- [AIM OF THE TASK] All of the material below is to be restated word for word, apart from the pictures.

* start *

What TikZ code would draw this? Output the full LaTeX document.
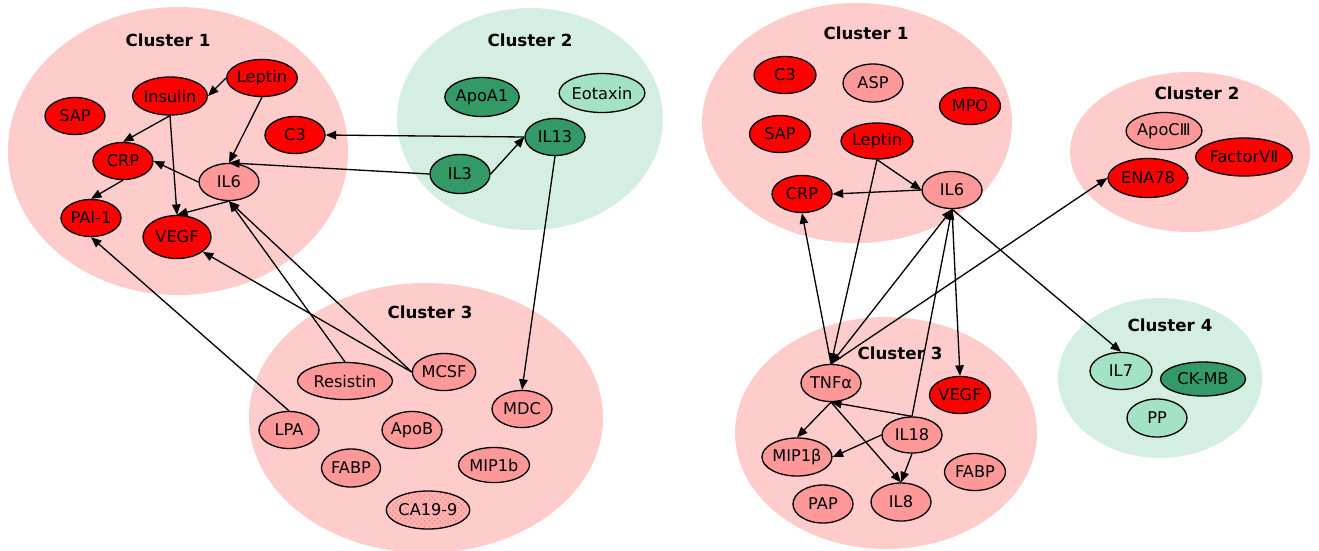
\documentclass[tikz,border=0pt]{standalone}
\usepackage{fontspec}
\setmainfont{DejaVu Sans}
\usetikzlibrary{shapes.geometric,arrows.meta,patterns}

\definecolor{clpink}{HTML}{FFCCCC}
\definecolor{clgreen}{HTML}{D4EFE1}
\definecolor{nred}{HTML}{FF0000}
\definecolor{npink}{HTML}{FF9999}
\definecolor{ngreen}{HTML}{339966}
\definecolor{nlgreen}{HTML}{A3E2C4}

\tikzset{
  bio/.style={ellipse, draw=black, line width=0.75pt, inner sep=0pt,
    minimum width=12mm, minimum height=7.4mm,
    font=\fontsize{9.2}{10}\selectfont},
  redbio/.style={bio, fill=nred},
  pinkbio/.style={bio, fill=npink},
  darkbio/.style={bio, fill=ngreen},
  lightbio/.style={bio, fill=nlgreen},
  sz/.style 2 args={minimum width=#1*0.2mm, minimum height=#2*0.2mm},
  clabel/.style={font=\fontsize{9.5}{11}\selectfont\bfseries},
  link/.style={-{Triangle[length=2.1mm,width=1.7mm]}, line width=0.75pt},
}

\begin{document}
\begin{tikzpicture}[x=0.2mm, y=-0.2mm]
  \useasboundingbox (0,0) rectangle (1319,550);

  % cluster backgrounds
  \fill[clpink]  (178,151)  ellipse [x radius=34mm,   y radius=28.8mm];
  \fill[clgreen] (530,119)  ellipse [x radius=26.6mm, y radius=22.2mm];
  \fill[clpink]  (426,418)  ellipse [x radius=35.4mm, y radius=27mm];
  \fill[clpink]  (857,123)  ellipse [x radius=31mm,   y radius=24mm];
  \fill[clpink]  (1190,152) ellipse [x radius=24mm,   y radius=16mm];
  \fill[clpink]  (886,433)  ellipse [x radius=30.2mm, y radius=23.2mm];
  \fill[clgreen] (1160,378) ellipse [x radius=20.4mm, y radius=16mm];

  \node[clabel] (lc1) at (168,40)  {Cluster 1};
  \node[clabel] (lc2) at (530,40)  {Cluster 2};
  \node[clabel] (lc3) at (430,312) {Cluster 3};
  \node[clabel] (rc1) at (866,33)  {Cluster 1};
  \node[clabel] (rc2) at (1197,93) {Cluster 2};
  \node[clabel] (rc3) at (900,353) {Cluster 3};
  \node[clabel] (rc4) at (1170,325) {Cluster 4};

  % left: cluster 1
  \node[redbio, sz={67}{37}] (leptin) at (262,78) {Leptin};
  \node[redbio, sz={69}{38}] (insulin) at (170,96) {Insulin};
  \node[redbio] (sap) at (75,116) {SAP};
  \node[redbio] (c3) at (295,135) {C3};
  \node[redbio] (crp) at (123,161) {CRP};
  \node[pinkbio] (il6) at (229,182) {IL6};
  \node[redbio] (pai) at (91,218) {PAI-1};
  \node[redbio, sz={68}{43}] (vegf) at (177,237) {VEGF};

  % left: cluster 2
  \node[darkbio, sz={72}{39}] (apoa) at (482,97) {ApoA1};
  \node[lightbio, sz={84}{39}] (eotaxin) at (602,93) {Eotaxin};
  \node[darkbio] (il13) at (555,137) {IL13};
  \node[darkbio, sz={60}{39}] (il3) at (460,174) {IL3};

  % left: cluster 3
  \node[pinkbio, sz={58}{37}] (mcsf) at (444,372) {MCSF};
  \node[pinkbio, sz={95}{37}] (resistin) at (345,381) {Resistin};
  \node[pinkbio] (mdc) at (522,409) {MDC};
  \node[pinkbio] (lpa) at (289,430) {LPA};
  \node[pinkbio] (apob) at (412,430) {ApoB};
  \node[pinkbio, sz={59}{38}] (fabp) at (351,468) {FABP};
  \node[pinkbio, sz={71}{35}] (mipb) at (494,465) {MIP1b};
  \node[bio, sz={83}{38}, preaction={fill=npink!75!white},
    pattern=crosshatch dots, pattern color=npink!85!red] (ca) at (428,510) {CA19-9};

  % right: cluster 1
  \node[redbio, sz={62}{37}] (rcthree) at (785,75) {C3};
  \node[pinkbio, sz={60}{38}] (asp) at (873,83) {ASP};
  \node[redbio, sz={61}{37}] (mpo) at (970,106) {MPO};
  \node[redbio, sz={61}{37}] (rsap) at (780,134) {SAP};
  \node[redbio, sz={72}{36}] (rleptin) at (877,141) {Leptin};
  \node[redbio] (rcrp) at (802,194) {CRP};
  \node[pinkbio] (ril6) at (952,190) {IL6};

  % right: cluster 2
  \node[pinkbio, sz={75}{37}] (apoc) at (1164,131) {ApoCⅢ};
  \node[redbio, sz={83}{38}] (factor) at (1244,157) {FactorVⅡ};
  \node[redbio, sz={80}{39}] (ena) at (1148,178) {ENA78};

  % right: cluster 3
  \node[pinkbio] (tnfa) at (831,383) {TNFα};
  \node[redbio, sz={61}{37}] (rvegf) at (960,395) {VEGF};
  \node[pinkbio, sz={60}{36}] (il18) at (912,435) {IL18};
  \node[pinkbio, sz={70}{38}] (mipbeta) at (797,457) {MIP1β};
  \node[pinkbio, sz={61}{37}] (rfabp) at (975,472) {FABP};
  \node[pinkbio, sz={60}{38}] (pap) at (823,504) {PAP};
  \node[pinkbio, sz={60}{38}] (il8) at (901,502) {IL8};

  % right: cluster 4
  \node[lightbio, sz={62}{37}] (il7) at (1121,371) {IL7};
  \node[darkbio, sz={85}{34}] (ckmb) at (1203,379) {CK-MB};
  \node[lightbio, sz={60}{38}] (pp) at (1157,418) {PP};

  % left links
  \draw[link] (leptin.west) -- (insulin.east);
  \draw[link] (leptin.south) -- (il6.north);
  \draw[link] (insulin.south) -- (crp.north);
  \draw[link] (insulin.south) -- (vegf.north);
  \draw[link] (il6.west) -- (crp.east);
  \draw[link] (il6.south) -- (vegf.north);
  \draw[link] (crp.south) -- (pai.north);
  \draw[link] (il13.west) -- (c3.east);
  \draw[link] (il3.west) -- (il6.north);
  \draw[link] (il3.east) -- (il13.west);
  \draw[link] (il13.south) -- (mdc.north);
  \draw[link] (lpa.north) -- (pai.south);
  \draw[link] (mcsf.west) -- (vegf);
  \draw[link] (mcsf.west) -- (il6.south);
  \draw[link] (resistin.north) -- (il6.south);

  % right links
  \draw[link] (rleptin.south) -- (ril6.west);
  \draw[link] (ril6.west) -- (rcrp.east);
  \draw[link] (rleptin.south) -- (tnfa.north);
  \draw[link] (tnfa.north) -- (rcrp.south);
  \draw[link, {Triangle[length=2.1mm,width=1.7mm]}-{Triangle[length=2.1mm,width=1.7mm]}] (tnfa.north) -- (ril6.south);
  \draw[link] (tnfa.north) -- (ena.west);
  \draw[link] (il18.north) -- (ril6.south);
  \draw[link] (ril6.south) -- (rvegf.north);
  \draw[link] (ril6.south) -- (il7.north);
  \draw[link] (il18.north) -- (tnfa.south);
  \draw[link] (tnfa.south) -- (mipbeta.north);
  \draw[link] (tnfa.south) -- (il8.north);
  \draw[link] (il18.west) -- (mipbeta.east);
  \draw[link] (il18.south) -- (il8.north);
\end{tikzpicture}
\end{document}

* end *

- [ANSWER TO THIS TASK]
What TikZ code would draw this? Output the full LaTeX document.
\documentclass[tikz,border=0pt]{standalone}
\usepackage{fontspec}
\setmainfont{DejaVu Sans}
\usetikzlibrary{shapes.geometric,arrows.meta,patterns}

\definecolor{clpink}{HTML}{FFCCCC}
\definecolor{clgreen}{HTML}{D4EFE1}
\definecolor{nred}{HTML}{FF0000}
\definecolor{npink}{HTML}{FF9999}
\definecolor{ngreen}{HTML}{339966}
\definecolor{nlgreen}{HTML}{A3E2C4}

\tikzset{
  bio/.style={ellipse, draw=black, line width=0.75pt, inner sep=0pt,
    minimum width=12mm, minimum height=7.4mm,
    font=\fontsize{9.2}{10}\selectfont},
  redbio/.style={bio, fill=nred},
  pinkbio/.style={bio, fill=npink},
  darkbio/.style={bio, fill=ngreen},
  lightbio/.style={bio, fill=nlgreen},
  sz/.style 2 args={minimum width=#1*0.2mm, minimum height=#2*0.2mm},
  clabel/.style={font=\fontsize{9.5}{11}\selectfont\bfseries},
  link/.style={-{Triangle[length=2.1mm,width=1.7mm]}, line width=0.75pt},
}

\begin{document}
\begin{tikzpicture}[x=0.2mm, y=-0.2mm]
  \useasboundingbox (0,0) rectangle (1319,550);

  % cluster backgrounds
  \fill[clpink]  (178,151)  ellipse [x radius=34mm,   y radius=28.8mm];
  \fill[clgreen] (530,119)  ellipse [x radius=26.6mm, y radius=22.2mm];
  \fill[clpink]  (426,418)  ellipse [x radius=35.4mm, y radius=27mm];
  \fill[clpink]  (857,123)  ellipse [x radius=31mm,   y radius=24mm];
  \fill[clpink]  (1190,152) ellipse [x radius=24mm,   y radius=16mm];
  \fill[clpink]  (886,433)  ellipse [x radius=30.2mm, y radius=23.2mm];
  \fill[clgreen] (1160,378) ellipse [x radius=20.4mm, y radius=16mm];

  \node[clabel] (lc1) at (168,40)  {Cluster 1};
  \node[clabel] (lc2) at (530,40)  {Cluster 2};
  \node[clabel] (lc3) at (430,312) {Cluster 3};
  \node[clabel] (rc1) at (866,33)  {Cluster 1};
  \node[clabel] (rc2) at (1197,93) {Cluster 2};
  \node[clabel] (rc3) at (900,353) {Cluster 3};
  \node[clabel] (rc4) at (1170,325) {Cluster 4};

  % left: cluster 1
  \node[redbio, sz={67}{37}] (leptin) at (262,78) {Leptin};
  \node[redbio, sz={69}{38}] (insulin) at (170,96) {Insulin};
  \node[redbio] (sap) at (75,116) {SAP};
  \node[redbio] (c3) at (295,135) {C3};
  \node[redbio] (crp) at (123,161) {CRP};
  \node[pinkbio] (il6) at (229,182) {IL6};
  \node[redbio] (pai) at (91,218) {PAI-1};
  \node[redbio, sz={68}{43}] (vegf) at (177,237) {VEGF};

  % left: cluster 2
  \node[darkbio, sz={72}{39}] (apoa) at (482,97) {ApoA1};
  \node[lightbio, sz={84}{39}] (eotaxin) at (602,93) {Eotaxin};
  \node[darkbio] (il13) at (555,137) {IL13};
  \node[darkbio, sz={60}{39}] (il3) at (460,174) {IL3};

  % left: cluster 3
  \node[pinkbio, sz={58}{37}] (mcsf) at (444,372) {MCSF};
  \node[pinkbio, sz={95}{37}] (resistin) at (345,381) {Resistin};
  \node[pinkbio] (mdc) at (522,409) {MDC};
  \node[pinkbio] (lpa) at (289,430) {LPA};
  \node[pinkbio] (apob) at (412,430) {ApoB};
  \node[pinkbio, sz={59}{38}] (fabp) at (351,468) {FABP};
  \node[pinkbio, sz={71}{35}] (mipb) at (494,465) {MIP1b};
  \node[bio, sz={83}{38}, preaction={fill=npink!75!white},
    pattern=crosshatch dots, pattern color=npink!85!red] (ca) at (428,510) {CA19-9};

  % right: cluster 1
  \node[redbio, sz={62}{37}] (rcthree) at (785,75) {C3};
  \node[pinkbio, sz={60}{38}] (asp) at (873,83) {ASP};
  \node[redbio, sz={61}{37}] (mpo) at (970,106) {MPO};
  \node[redbio, sz={61}{37}] (rsap) at (780,134) {SAP};
  \node[redbio, sz={72}{36}] (rleptin) at (877,141) {Leptin};
  \node[redbio] (rcrp) at (802,194) {CRP};
  \node[pinkbio] (ril6) at (952,190) {IL6};

  % right: cluster 2
  \node[pinkbio, sz={75}{37}] (apoc) at (1164,131) {ApoCⅢ};
  \node[redbio, sz={83}{38}] (factor) at (1244,157) {FactorVⅡ};
  \node[redbio, sz={80}{39}] (ena) at (1148,178) {ENA78};

  % right: cluster 3
  \node[pinkbio] (tnfa) at (831,383) {TNFα};
  \node[redbio, sz={61}{37}] (rvegf) at (960,395) {VEGF};
  \node[pinkbio, sz={60}{36}] (il18) at (912,435) {IL18};
  \node[pinkbio, sz={70}{38}] (mipbeta) at (797,457) {MIP1β};
  \node[pinkbio, sz={61}{37}] (rfabp) at (975,472) {FABP};
  \node[pinkbio, sz={60}{38}] (pap) at (823,504) {PAP};
  \node[pinkbio, sz={60}{38}] (il8) at (901,502) {IL8};

  % right: cluster 4
  \node[lightbio, sz={62}{37}] (il7) at (1121,371) {IL7};
  \node[darkbio, sz={85}{34}] (ckmb) at (1203,379) {CK-MB};
  \node[lightbio, sz={60}{38}] (pp) at (1157,418) {PP};

  % left links
  \draw[link] (leptin.west) -- (insulin.east);
  \draw[link] (leptin.south) -- (il6.north);
  \draw[link] (insulin.south) -- (crp.north);
  \draw[link] (insulin.south) -- (vegf.north);
  \draw[link] (il6.west) -- (crp.east);
  \draw[link] (il6.south) -- (vegf.north);
  \draw[link] (crp.south) -- (pai.north);
  \draw[link] (il13.west) -- (c3.east);
  \draw[link] (il3.west) -- (il6.north);
  \draw[link] (il3.east) -- (il13.west);
  \draw[link] (il13.south) -- (mdc.north);
  \draw[link] (lpa.north) -- (pai.south);
  \draw[link] (mcsf.west) -- (vegf);
  \draw[link] (mcsf.west) -- (il6.south);
  \draw[link] (resistin.north) -- (il6.south);

  % right links
  \draw[link] (rleptin.south) -- (ril6.west);
  \draw[link] (ril6.west) -- (rcrp.east);
  \draw[link] (rleptin.south) -- (tnfa.north);
  \draw[link] (tnfa.north) -- (rcrp.south);
  \draw[link, {Triangle[length=2.1mm,width=1.7mm]}-{Triangle[length=2.1mm,width=1.7mm]}] (tnfa.north) -- (ril6.south);
  \draw[link] (tnfa.north) -- (ena.west);
  \draw[link] (il18.north) -- (ril6.south);
  \draw[link] (ril6.south) -- (rvegf.north);
  \draw[link] (ril6.south) -- (il7.north);
  \draw[link] (il18.north) -- (tnfa.south);
  \draw[link] (tnfa.south) -- (mipbeta.north);
  \draw[link] (tnfa.south) -- (il8.north);
  \draw[link] (il18.west) -- (mipbeta.east);
  \draw[link] (il18.south) -- (il8.north);
\end{tikzpicture}
\end{document}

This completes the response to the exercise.